Mbokani deserved his goal so much. Since his start at West Brom, the 170 minutes of football he has played for us had been outstanding, relentlessly winning headers, holding the ball up and releasing other faster players such as Brady, Jarvis or Naismith. His goal was all about his other attributes, however, displaying power, instinct and and a strong degree of directness that will be needed by Norwich attackers if we are to sustain this strong run of form.

After emerging from the callous Brussels attacks unscathed a fortnight earlier, Mbokani is now playing an instrumental role in ensuring Norwich also survive in a very different sense. If the Congolese player continues to constitute such a physical presence up front and retain the ball with such effectiveness, we have every chance of scoring the goals required to keep us up.

Our goalscoring problems have not been fully resolved, however. Neil still appears unsure of his optimum and most threatening front four, with only Brady and Mbokani really playing with the conviction to continually retain their places. Since his brilliant debut against Liverpool in January, Naismith has failed to make a significant impact going forward, whilst Jarvis’s final delivery on the wing has all too frequently lacked the quality required for a Premier League winger.

Meanwhile, Wes Hoolahan, Nathan Redmond and Patrick Bamford all sat on the bench, three talented players who surely warrant further opportunities as the end of the season progresses. Neil introducing Jerome to replace Mbokani late in the game on Saturday appeared somewhat perplexing, especially given Bamford’s lively, woodwork hitting performance against Manchester City three weeks earlier. Redmond remains one of our most menacing attackers when match fit, whilst Hoolahan’s creativity was missed at the expense of the rather ineffective Naismith.

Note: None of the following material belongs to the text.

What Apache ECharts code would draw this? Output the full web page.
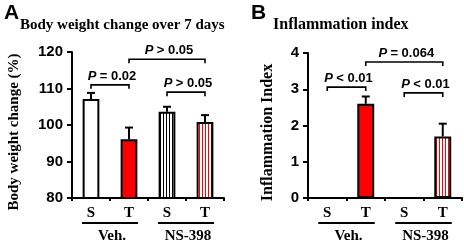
<!DOCTYPE html>
<html>
<head>
<meta charset="utf-8">
<script src="https://cdn.jsdelivr.net/npm/echarts@6/dist/echarts.min.js"></script>
<style>
html, body { margin: 0; padding: 0; background: #fff; }
#main { width: 464px; height: 242px; }
</style>
</head>
<body>
<div id="main"></div>
<script>
// data
var categories = ['S', 'T', 'S', 'T'];
var groupNames = ['Veh.', 'NS-398'];
var groupRanges = [[0, 1], [2, 3]];
var weightMean = [107.1, 96.1, 103.6, 100.8];
var weightSem = [1.7, 3.2, 1.4, 1.9];
var inflamMean = [0, 2.6, 0, 1.7];
var inflamSem = [0, 0.2, 0, 0.35];
var weightTicks = [80, 90, 100, 110, 120];
var inflamTicks = [0, 1, 2, 3, 4];
// brackets: [from, to, level, sign, p]
var weightBrackets = [[0, 1, 111, '=', '0.02'], [1, 3, 118, '>', '0.05'], [2, 3, 109, '>', '0.05']];
var inflamBrackets = [[0, 1, 3.06, '<', '0.01'], [1, 3, 3.75, '=', '0.064'], [2, 3, 2.9, '<', '0.01']];

function stripes(color) {
    var c = document.createElement('canvas');
    c.width = 3; c.height = 4;
    var ctx = c.getContext('2d');
    ctx.fillStyle = '#fff';
    ctx.fillRect(0, 0, 3, 4);
    ctx.fillStyle = color;
    ctx.fillRect(1, 0, 1, 4);
    return c;
}
var fills = ['#ffffff', '#ff0000', { image: stripes('#000'), repeat: 'repeat' }, { image: stripes('#ff0000'), repeat: 'repeat' }];

var serif = '"Liberation Serif", "Times New Roman", serif';
var sans = '"Liberation Sans", Arial, sans-serif';

function barData(vals) {
    return vals.map(function (v, i) {
        return { value: v, itemStyle: { color: fills[i] } };
    });
}

function errData(mean, sem) {
    var out = [];
    mean.forEach(function (m, i) { if (sem[i] > 0) out.push([i, m, sem[i]]); });
    return out;
}

function renderErr(params, api) {
    var base = api.coord([api.value(0), api.value(1)]);
    var top = api.coord([api.value(0), api.value(1) + api.value(2)]);
    var st = { stroke: '#000', lineWidth: 2 };
    return {
        type: 'group',
        children: [
            { type: 'line', shape: { x1: base[0], y1: base[1], x2: top[0], y2: top[1] }, style: st },
            { type: 'line', shape: { x1: top[0] - 4, y1: top[1], x2: top[0] + 4, y2: top[1] }, style: st }
        ]
    };
}

function renderBracket(params, api) {
    var p1 = api.coord([api.value(0), api.value(2)]);
    var p2 = api.coord([api.value(1), api.value(2)]);
    return {
        type: 'group',
        children: [
            {
                type: 'polyline',
                shape: { points: [[p1[0], p1[1] + 4], [p1[0], p1[1]], [p2[0], p2[1]], [p2[0], p2[1] + 4]] },
                style: { stroke: '#000', lineWidth: 1.6, fill: null }
            },
            {
                type: 'text',
                x: (p1[0] + p2[0]) / 2 + 2,
                y: p1[1] - 2,
                style: {
                    text: '{p|P} {n|' + api.value(3) + ' ' + api.value(4) + '}',
                    align: 'center',
                    verticalAlign: 'bottom',
                    rich: {
                        p: { fontFamily: sans, fontWeight: 'bold', fontStyle: 'italic', fontSize: 13, fill: '#000' },
                        n: { fontFamily: sans, fontWeight: 'bold', fontSize: 13, fill: '#000' }
                    }
                }
            }
        ]
    };
}

function renderGroup(params, api) {
    var a = api.coord([api.value(0), 0]);
    var b = api.coord([api.value(1), 0]);
    var axisY = params.coordSys.y + params.coordSys.height;
    return {
        type: 'group',
        children: [
            { type: 'line', shape: { x1: a[0] - 9, y1: axisY + 25, x2: b[0] + 9, y2: axisY + 25 }, style: { stroke: '#000', lineWidth: 2 } },
            {
                type: 'text', x: (a[0] + b[0]) / 2 + 2, y: axisY + 38,
                style: { text: groupNames[params.dataIndex], align: 'center', verticalAlign: 'middle', fontFamily: serif, fontWeight: 'bold', fontSize: 15, fill: '#000' }
            }
        ]
    };
}

function xAxis(idx) {
    return {
        type: 'category', gridIndex: idx, data: categories,
        axisLine: { lineStyle: { color: '#000', width: 2 } },
        axisTick: { show: true, length: 3, lineStyle: { color: '#000', width: 2 } },
        axisLabel: { margin: 8, color: '#000', fontFamily: serif, fontWeight: 'bold', fontSize: 15 }
    };
}

function yAxis(idx, ticks, name, gap, size) {
    return {
        type: 'value', gridIndex: idx,
        min: ticks[0], max: ticks[ticks.length - 1], interval: ticks[1] - ticks[0],
        name: name, nameLocation: 'middle', nameGap: gap,
        nameTextStyle: { color: '#000', fontFamily: serif, fontWeight: 'bold', fontSize: size, padding: [0, 14, 0, 0] },
        axisLine: { show: true, lineStyle: { color: '#000', width: 2 } },
        axisTick: { show: true, length: 5, lineStyle: { color: '#000', width: 2 } },
        splitLine: { show: false },
        axisLabel: { margin: 9, color: '#000', fontFamily: sans, fontWeight: 'bold', fontSize: 15 }
    };
}

var myChart = echarts.init(document.getElementById('main'));

var option = {
    animation: false,
    backgroundColor: '#fff',
    title: [
        { text: 'A', left: -1, top: -2, textStyle: { fontFamily: sans, fontWeight: 'bold', fontSize: 21, color: '#000' } },
        { text: 'Body weight change over 7 days', left: 15, top: 13, textStyle: { fontFamily: serif, fontWeight: 'bold', fontSize: 15, color: '#000' } },
        { text: 'B', left: 246, top: -2, textStyle: { fontFamily: sans, fontWeight: 'bold', fontSize: 21, color: '#000' } },
        { text: 'Inflammation index', left: 268, top: 12, textStyle: { fontFamily: serif, fontWeight: 'bold', fontSize: 16, color: '#000' } }
    ],
    grid: [
        { left: 72, top: 52, width: 152, height: 146 },
        { left: 308, top: 53, width: 154, height: 145 }
    ],
    xAxis: [xAxis(0), xAxis(1)],
    yAxis: [
        yAxis(0, weightTicks, 'Body weight change (%)', 50, 15),
        yAxis(1, inflamTicks, 'Inflammation Index', 32, 16)
    ],
    series: [
        {
            type: 'bar', xAxisIndex: 0, yAxisIndex: 0, barWidth: '44%',
            itemStyle: { borderColor: '#000', borderWidth: 2 },
            data: barData(weightMean)
        },
        {
            type: 'bar', xAxisIndex: 1, yAxisIndex: 1, barWidth: '44%',
            itemStyle: { borderColor: '#000', borderWidth: 2 },
            data: barData(inflamMean)
        },
        { type: 'custom', xAxisIndex: 0, yAxisIndex: 0, clip: false, renderItem: renderErr, data: errData(weightMean, weightSem), z: 1 },
        { type: 'custom', xAxisIndex: 1, yAxisIndex: 1, clip: false, renderItem: renderErr, data: errData(inflamMean, inflamSem), z: 1 },
        { type: 'custom', xAxisIndex: 0, yAxisIndex: 0, clip: false, renderItem: renderBracket, data: weightBrackets },
        { type: 'custom', xAxisIndex: 1, yAxisIndex: 1, clip: false, renderItem: renderBracket, data: inflamBrackets },
        { type: 'custom', xAxisIndex: 0, yAxisIndex: 0, clip: false, renderItem: renderGroup, data: groupRanges },
        { type: 'custom', xAxisIndex: 1, yAxisIndex: 1, clip: false, renderItem: renderGroup, data: groupRanges }
    ]
};

myChart.setOption(option);
</script>
</body>
</html>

Defensively, Timm Klose has defended City’s goal like his nation’s army would defend Bern during an attack. The Swiss international’s tenacity, aerial presence and composure in possession has been what we’ve been yearning for all season whilst the likes of Russell Martin and Sebastian Bassong commit frequent errors. Klose exudes finesse, thwarting multiple Newcastle attacks both in the air and on the ground, whilst providing a perpetual threat from set pieces. So far, he has looked every penny of the nine million pounds we invested in him.

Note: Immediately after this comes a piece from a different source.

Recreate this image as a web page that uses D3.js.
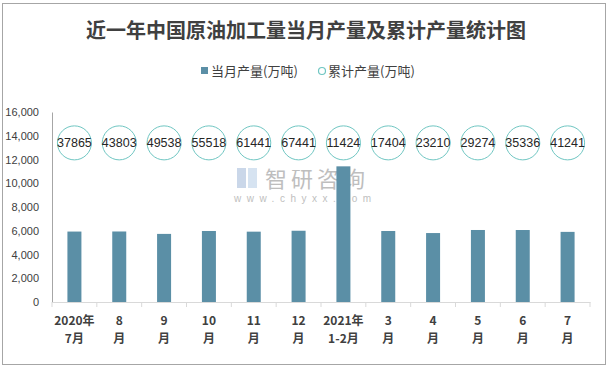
<!DOCTYPE html>
<html><head><meta charset="utf-8">
<script src="https://cdn.jsdelivr.net/npm/d3@7/dist/d3.min.js"></script>
<style>body{margin:0;background:#fff}svg{display:block}</style>
</head><body><svg id="c" width="611" height="369"></svg>
<script>
const categories = [["2020年","7月"],["8","月"],["9","月"],["10","月"],["11","月"],["12","月"],["2021年","1-2月"],["3","月"],["4","月"],["5","月"],["6","月"],["7","月"]];
const monthly = [5932, 5938, 5735, 5980, 5923, 6000, 11424, 5980, 5806, 6064, 6062, 5905];
const cumulative = [37865, 43803, 49538, 55518, 61441, 67441, 11424, 17404, 23210, 29274, 35336, 41241];
const yTicks = [0,2000,4000,6000,8000,10000,12000,14000,16000];
const circleLevel = 13400;

const svg = d3.select("#c");
svg.append("rect").attr("x",2.5).attr("y",3.5).attr("width",603).attr("height",361)
  .attr("fill","#fff").attr("stroke","#a6a6a6").attr("stroke-width",1);

const x = d3.scaleBand().domain(d3.range(categories.length)).range([52,590]);
const y = d3.scaleLinear().domain([0,16000]).range([302,112]);

// title
svg.append("text").attr("x",306).attr("y",38).attr("text-anchor","middle")
  .attr("font-family","'Noto Sans CJK SC',sans-serif").attr("font-weight","bold")
  .attr("font-size",20).attr("fill","#404040").text("近一年中国原油加工量当月产量及累计产量统计图");

// legend
const lg = svg.append("g").attr("font-family","'Noto Sans CJK SC',sans-serif").attr("font-size",13).attr("fill","#404040");
lg.append("rect").attr("x",201).attr("y",67).attr("width",7).attr("height",7).attr("fill","#5b8fa6");
lg.append("text").attr("x",211).attr("y",76).text("当月产量(万吨)");
lg.append("circle").attr("cx",322).attr("cy",71).attr("r",3.5).attr("fill","none").attr("stroke","#6fc6c2").attr("stroke-width",1.2);
lg.append("text").attr("x",328).attr("y",76).text("累计产量(万吨)");

// watermark
const wm = svg.append("g").attr("opacity",0.55);
wm.append("rect").attr("x",237).attr("y",168).attr("width",9).attr("height",20).attr("fill","#9fb8d8");
wm.append("rect").attr("x",248).attr("y",168).attr("width",9).attr("height",20).attr("fill","#b6cde6");
wm.append("text").attr("x",265).attr("y",187).attr("font-family","'Noto Sans CJK SC',sans-serif")
  .attr("font-size",22).attr("fill","#8a8a8a").attr("letter-spacing",4).text("智研咨询");
wm.append("text").attr("x",234).attr("y",202).attr("font-family","Arial,sans-serif")
  .attr("font-size",10).attr("fill","#8a8a8a").attr("letter-spacing",5.5).text("www.chyxx.com");

// y axis
const yAxis = svg.append("g").attr("transform","translate(52,0)")
  .call(d3.axisLeft(y).tickValues(yTicks).tickSize(0).tickPadding(13).tickFormat(d3.format(",")));
yAxis.select(".domain").attr("stroke","#a6a6a6");
yAxis.selectAll("text").attr("font-family","'Liberation Sans',Arial,sans-serif").attr("font-size",11).attr("fill","#404040");

// bars
svg.append("g").selectAll("rect").data(monthly).join("rect")
  .attr("x",(d,i)=>x(i)+x.bandwidth()/2-7).attr("width",14)
  .attr("y",d=>y(d)).attr("height",d=>y(0)-y(d)).attr("fill","#5b8fa6");

// x axis
const xAxis = svg.append("g").attr("transform","translate(0,302)")
  .call(d3.axisBottom(x).tickSize(0).tickFormat(""));
xAxis.select(".domain").attr("stroke","#d9d9d9");
svg.append("g").selectAll("line").data(d3.range(categories.length+1)).join("line")
  .attr("x1",i=>i<categories.length?x(i):x.range()[1]).attr("x2",i=>i<categories.length?x(i):x.range()[1])
  .attr("y1",302).attr("y2",307).attr("stroke","#d9d9d9");
const xl = svg.append("g").attr("font-family","'Noto Sans CJK SC',sans-serif").attr("font-weight","bold")
  .attr("font-size",12).attr("fill","#404040").attr("text-anchor","middle");
categories.forEach((c,i)=>{
  const cx = x(i)+x.bandwidth()/2;
  xl.append("text").attr("x",cx).attr("y",325).text(c[0]);
  xl.append("text").attr("x",cx).attr("y",343).text(c[1]);
});

// cumulative circles
const cg = svg.append("g");
cg.selectAll("circle").data(cumulative).join("circle")
  .attr("cx",(d,i)=>x(i)+x.bandwidth()/2).attr("cy",y(circleLevel)).attr("r",17)
  .attr("fill","none").attr("stroke","#6fc6c2").attr("stroke-width",1);
cg.selectAll("text").data(cumulative).join("text")
  .attr("x",(d,i)=>x(i)+x.bandwidth()/2).attr("y",y(circleLevel)+4.5).attr("text-anchor","middle")
  .attr("font-family","'Liberation Sans',Arial,sans-serif").attr("font-size",12.5).attr("fill","#262626")
  .text(d=>d);
</script></body></html>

John Ruddy’s performances in goal have also improved. Whilst his kicking and clearing may be far inferior to that of Declan Rudd’s, Ruddy’s late save at 2-2 was vital, allowing us to counter Newcastle’s brief bombardment and score through Olsson. His commanding of his penalty area has also got better, catching several crosses and thus quelling the threat of Andros Townsend and Moussa Sissoko on the wings.

This weekend’s game at Palace remains just as crucial as it was before Saturday’s victory. Neil must ensure continuity in his team selection, keeping the dynamic Andre Wisdom at right-back and persisting with Ryan Bennett as Klose’s partner in the middle. He must continue to deploy Howson in the centre – his most natural and effective position – as well as Brady on the wing, whilst considering bringing in the dangerous Redmond for the inconsistent Jarvis. Meanwhile, the proposition of Wes Hoolahan interrupting the usually important work of Mile Jedinak and Joe Ledley in midfield is surely a tantalising one for City fans, as opposed to the less innovative Steven Naismith. Up front, Mbokani has to start on the basis of his superb recent performances.

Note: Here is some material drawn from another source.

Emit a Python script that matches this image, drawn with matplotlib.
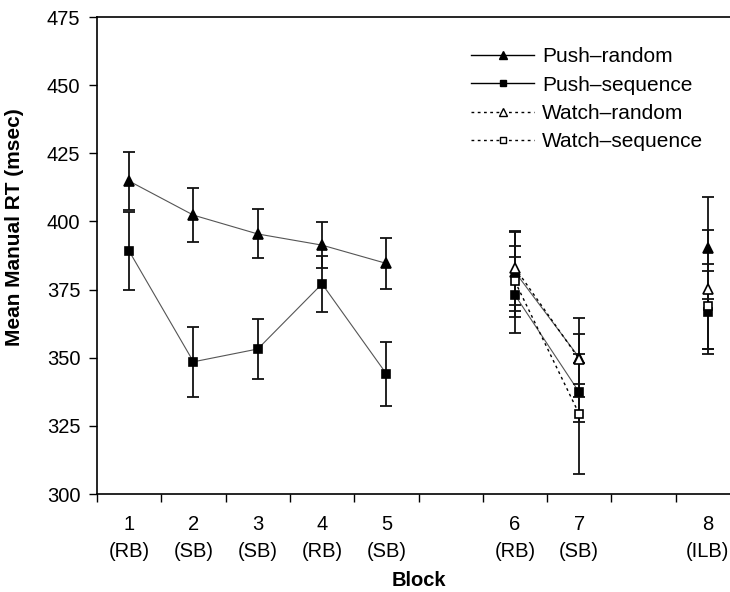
import numpy as np
import matplotlib.pyplot as plt
from matplotlib.lines import Line2D

plt.rcParams['font.family'] = ['Liberation Sans', 'DejaVu Sans']

# ==========================
# Data
# ==========================

block_labels = ['1\n(RB)', '2\n(SB)', '3\n(SB)', '4\n(RB)', '5\n(SB)',
                '6\n(RB)', '7\n(SB)', '8\n(ILB)']
block_pos = [1, 2, 3, 4, 5, 7, 8, 10]      # category slots (gaps at 6 and 9)

push_random = [414.8, 402.3, 395.4, 391.3, 384.6, 381.5, 350.0, 390.3]
push_random_err = [10.7, 10.0, 9.0, 8.5, 9.3, 14.5, 14.5, 18.8]

push_sequence = [389.1, 348.5, 353.2, 377.1, 344.1, 373.0, 337.3, 366.6]
push_sequence_err = [14.3, 12.9, 10.9, 10.2, 11.7, 14.0, 10.8, 15.3]

watch_pos = [7, 8, 10]
watch_random = [383.0, 349.5, 375.1]
watch_random_err = [13.5, 9.3, 21.8]

watch_sequence = [378.0, 329.3, 368.8]
watch_sequence_err = [13.0, 22.0, 15.5]

# which points are joined by a line
push_groups = [[0, 1, 2, 3, 4], [5, 6], [7]]
watch_groups = [[0, 1], [2]]

# ==========================
# Plot
# ==========================

fig = plt.figure(figsize=(7.3, 5.92), dpi=100)
ax = fig.add_axes([97 / 730, 98 / 592, 643 / 730, 477 / 592])

err_kw = dict(fmt='none', ecolor='#111111', elinewidth=1.3, capsize=4.2,
              capthick=1.3, zorder=2)

dots = (0, (2, 2.5))
series = [
    (block_pos, push_random, push_random_err, push_groups, '-', '^', 'black', 7.5),
    (block_pos, push_sequence, push_sequence_err, push_groups, '-', 's', 'black', 6),
    (watch_pos, watch_random, watch_random_err, watch_groups, dots, '^', 'white', 7.5),
    (watch_pos, watch_sequence, watch_sequence_err, watch_groups, dots, 's', 'white', 6),
]

for xs, ys, es, groups, ls, mk, face, ms in series:
    xs = np.array(xs)
    ys = np.array(ys)
    ax.errorbar(xs, ys, yerr=es, **err_kw)
    for g in groups:
        if len(g) > 1:
            solid = ls == '-'
            ax.plot(xs[g], ys[g], linestyle=ls,
                    color='#555555' if solid else 'black',
                    linewidth=0.8 if solid else 1.0, zorder=1)
    ax.plot(xs, ys, linestyle='none', marker=mk, markersize=ms,
            markerfacecolor=face, markeredgecolor='black',
            markeredgewidth=1.2, zorder=3)

ax.set_ylim(300, 475)
ax.set_yticks(np.arange(300, 476, 25))
ax.set_xlim(0.5, 10.5)

# tick marks between the categories, labels in the middle
ax.set_xticks(np.arange(0.5, 10.6, 1))
ax.set_xticklabels([])
ax.set_xticks(block_pos, minor=True)
ax.set_xticklabels(block_labels, minor=True, linespacing=1.55)
ax.tick_params(axis='x', which='major', direction='out', length=6, width=1)
ax.tick_params(axis='x', which='minor', length=0, pad=15, labelsize=14.5)
ax.tick_params(axis='y', direction='out', length=6, width=1, pad=6,
               labelsize=14.5)

for s in ax.spines.values():
    s.set_linewidth(1.2)

ax.set_xlabel('Block', fontsize=14.5, fontweight='bold', labelpad=7)
ax.set_ylabel('Mean Manual RT (msec)', fontsize=15, fontweight='bold')
ax.yaxis.set_label_coords(-0.113, 0.56)

handles = [
    Line2D([], [], color='black', lw=1, marker='^', ms=6, mfc='black', mec='black'),
    Line2D([], [], color='black', lw=1, marker='s', ms=5, mfc='black', mec='black'),
    Line2D([], [], color='black', lw=1, ls=dots, marker='^', ms=6,
           mfc='white', mec='black'),
    Line2D([], [], color='black', lw=1, ls=dots, marker='s', ms=5,
           mfc='white', mec='black'),
]
names = ['Push\u2013random', 'Push\u2013sequence', 'Watch\u2013random',
         'Watch\u2013sequence']
fig.legend(handles, names, loc='upper left', bbox_to_anchor=(463 / 730, 1 - 39 / 592),
           frameon=False, fontsize=15, handlelength=3.0, handletextpad=0.4,
           labelspacing=0.45, borderaxespad=0)

plt.savefig('out.png', dpi=100)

Norwich played well on Saturday. Gary O’Neil’s presence in front of the back four has been vital despite his handball, constantly breaking up play and functioning as an excellent understudy to the injured Tettey. His partnership with Howson has manifested itself well, with the latter advancing forward – setting up Olsson’s winner – whilst O’Neil provides the shield required for a defence that is still gelling as the end of the season approaches.

Should we continue to recreate such performances at Selhurst Park and at home to the likes of Sunderland and then Watford, City should be fine. On Saturday’s testimony, Newcastle appear doomed, offering little going forward and looking alarmingly vulnerable at the back. Perhaps, next season in the Championship, their fans will learn to give the ball back to the opposition before a set-piece.